— begin —

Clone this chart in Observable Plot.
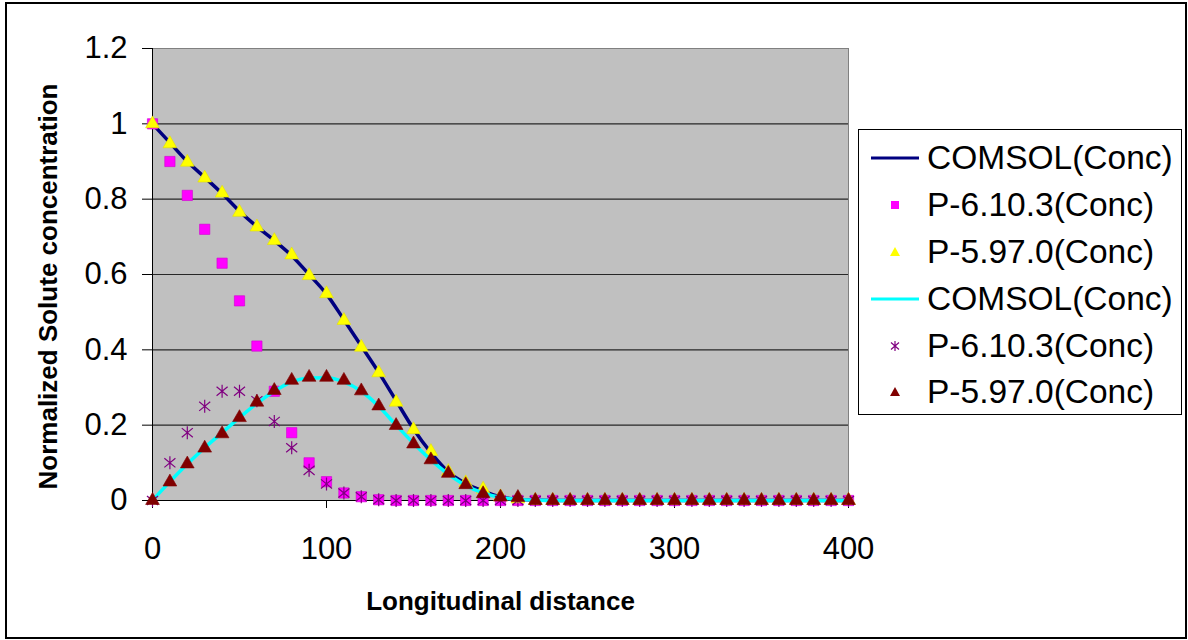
<!DOCTYPE html>
<html><head><meta charset="utf-8">
<script src="https://cdn.jsdelivr.net/npm/d3@7"></script>
<script src="https://cdn.jsdelivr.net/npm/@observablehq/plot@0.6"></script>
<style>
body{margin:0;background:#fff;font-family:"Liberation Sans",Arial,sans-serif;}
#wrap{position:relative;width:1188px;height:640px;overflow:hidden;background:#fff}
#chart{position:absolute;left:0;top:0}
#border{position:absolute;left:5px;top:2px;width:1178px;height:633px;border:2px solid #000;pointer-events:none}
#legend{position:absolute;left:858px;top:129px;width:322px;height:284px;border:1px solid #000;background:#fff}
.row{position:absolute;left:0;width:322px;height:40px}
.row svg{position:absolute;left:10px;top:0}
.row span{position:absolute;left:68px;top:0;line-height:40px;font-size:33.5px;color:#000;white-space:nowrap}
</style>
</head><body>
<div id="wrap"><div id="chart"></div><div id="legend"></div><div id="border"></div></div>
<script>
// ---- data ----
const distance = [0,10,20,30,40,50,60,70,80,90,100,110,120,130,140,150,160,170,180,190,200,
  210,220,230,240,250,260,270,280,290,300,310,320,330,340,350,360,370,380,390,400];
const comsol1 = [1.0,0.95,0.90,0.858,0.815,0.768,0.727,0.69,0.65,0.60,0.548,0.48,0.41,0.34,0.265,0.19,0.127,0.076,0.045,0.025,0.01,
  0.003,0.001,0,0,0,0,0,0,0,0,0,0,0,0,0,0,0,0,0,0];
const p6_1 = [1.0,0.90,0.81,0.72,0.63,0.53,0.41,0.29,0.18,0.10,0.05,0.02,0.01,0.002,0,0,0,0,0,0,0,
  0,0,0,0,0,0,0,0,0,0,0,0,0,0,0,0,0,0,0,0];
const p5_1 = [1.0,0.947,0.898,0.856,0.816,0.765,0.726,0.69,0.652,0.597,0.549,0.478,0.407,0.339,0.261,0.188,0.13,0.077,0.047,0.03,0.01,
  0.004,0,0,0,0,0,0,0,0,0,0,0,0,0,0,0,0,0,0,0];
const comsol2 = [0,0.05,0.097,0.14,0.18,0.22,0.258,0.29,0.315,0.325,0.326,0.315,0.29,0.25,0.2,0.152,0.108,0.07,0.04,0.02,0.008,
  0.003,0.001,0,0,0,0,0,0,0,0,0,0,0,0,0,0,0,0,0,0];
const p6_2 = [0,0.10,0.18,0.25,0.29,0.29,0.265,0.21,0.14,0.08,0.044,0.02,0.01,0.002,0,0,0,0,0,0,0,
  0,0,0,0,0,0,0,0,0,0,0,0,0,0,0,0,0,0,0,0];
const p5_2 = [0,0.049,0.097,0.139,0.177,0.22,0.261,0.292,0.319,0.327,0.327,0.319,0.291,0.251,0.199,0.15,0.108,0.072,0.042,0.018,0.009,
  0.008,0,0,0,0,0,0,0,0,0,0,0,0,0,0,0,0,0,0,0];
const xTicks = [0,100,200,300,400];
const yTicks = [0,0.2,0.4,0.6,0.8,1.0,1.2];
const legendNames = ["COMSOL(Conc)","P-6.10.3(Conc)","P-5.97.0(Conc)","COMSOL(Conc)","P-6.10.3(Conc)","P-5.97.0(Conc)"];
const xTitle = "Longitudinal distance";
const yTitle = "Normalized Solute concentration";

const rows = ys => distance.map((x,i)=>({x, y: ys[i]}));

const star = {
  draw(ctx, size) {
    const r = Math.sqrt(size / Math.PI);
    const a = r * 0.85, b = r * 0.7;
    ctx.moveTo(0, -r); ctx.lineTo(0, r);
    ctx.moveTo(-a, -b); ctx.lineTo(a, b);
    ctx.moveTo(-a, b); ctx.lineTo(a, -b);
  }
};

const chart = Plot.plot({
  width: 1188, height: 640,
  marginLeft: 152, marginRight: 340, marginTop: 48, marginBottom: 140,
  style: {fontFamily: '"Liberation Sans", Arial, sans-serif', fontSize: "31px", color: "#000", background: "transparent"},
  x: {domain: [0, 400]},
  y: {domain: [0, 1.2]},
  marks: [
    Plot.frame({fill: "#c0c0c0", stroke: "#808080"}),
    Plot.gridY(yTicks.slice(1,-1), {stroke: "#000", strokeOpacity: 0.8, strokeWidth: 1.2}),
    Plot.ruleY([0], {stroke: "#000"}),
    Plot.ruleX([0], {stroke: "#000"}),
    Plot.axisX({ticks: xTicks, tickSize: 8, tickPadding: 28, tickFormat: d => String(d), label: null, fontSize: 31}),
    Plot.axisY({ticks: yTicks, tickSize: 10, tickPadding: 15, tickFormat: d => String(+d.toFixed(1)), label: null, fontSize: 31}),
    Plot.line(rows(comsol1), {x: "x", y: "y", stroke: "#000080", strokeWidth: 3.5, curve: "monotone-x"}),
    Plot.dot(rows(p6_1), {x: "x", y: "y", symbol: "square", r: 5.8, fill: "#ff00ff", stroke: "#d000d0", strokeWidth: 0.6}),
    Plot.dot(rows(p5_1), {x: "x", y: "y", symbol: "triangle", r: 5.1, fill: "#ffff00", stroke: "#e0e000", strokeWidth: 0.6}),
    Plot.line(rows(comsol2), {x: "x", y: "y", stroke: "#00ffff", strokeWidth: 3.5, curve: "monotone-x"}),
    Plot.dot(rows(p6_2), {x: "x", y: "y", symbol: star, r: 6.5, stroke: "#800080", strokeWidth: 1.2, fill: "none"}),
    Plot.dot(rows(p5_2), {x: "x", y: "y", symbol: "triangle", r: 5.1, fill: "#800000", stroke: "#800000", strokeWidth: 0.6}),
    Plot.text([xTitle], {frameAnchor: "bottom", dy: 101, lineAnchor: "middle", textAnchor: "middle", fontSize: 26, fontWeight: "bold", fill: "#000"}),
    Plot.text([yTitle], {frameAnchor: "left", dx: -104, dy: 12, rotate: -90, lineAnchor: "middle", textAnchor: "middle", fontSize: 26, fontWeight: "bold", fill: "#000"})
  ]
});
document.getElementById("chart").appendChild(chart);

// ---- legend ----
const legendKinds = [
  {type: "line", color: "#000080"},
  {type: "square", color: "#ff00ff"},
  {type: "triangle", color: "#ffff00"},
  {type: "line", color: "#00ffff"},
  {type: "star", color: "#800080"},
  {type: "triangle", color: "#800000"}
];
const legendCenters = [28, 75, 122, 169, 216, 262];
const legend = document.getElementById("legend");
legendNames.forEach((name, i) => {
  const k = legendKinds[i];
  const row = document.createElement("div");
  row.className = "row";
  row.style.top = (legendCenters[i] - 20) + "px";
  let sw = "";
  if (k.type === "line") sw = `<line x1="2" x2="50" y1="20" y2="20" stroke="${k.color}" stroke-width="3"/>`;
  else if (k.type === "square") sw = `<rect x="22" y="16" width="8" height="8" fill="${k.color}"/>`;
  else if (k.type === "triangle") sw = `<path d="M26,15 L31,24 L21,24 Z" fill="${k.color}"/>`;
  else sw = `<path d="M26,15V25M22,16.5L30,23.5M22,23.5L30,16.5" stroke="${k.color}" stroke-width="1.2" fill="none"/>`;
  row.innerHTML = `<svg width="52" height="40">${sw}</svg><span>${name}</span>`;
  legend.appendChild(row);
});
</script>
</body></html>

— end —

Provide only the count of lines in the material above that hold the word "chart".

# [Right answer]
5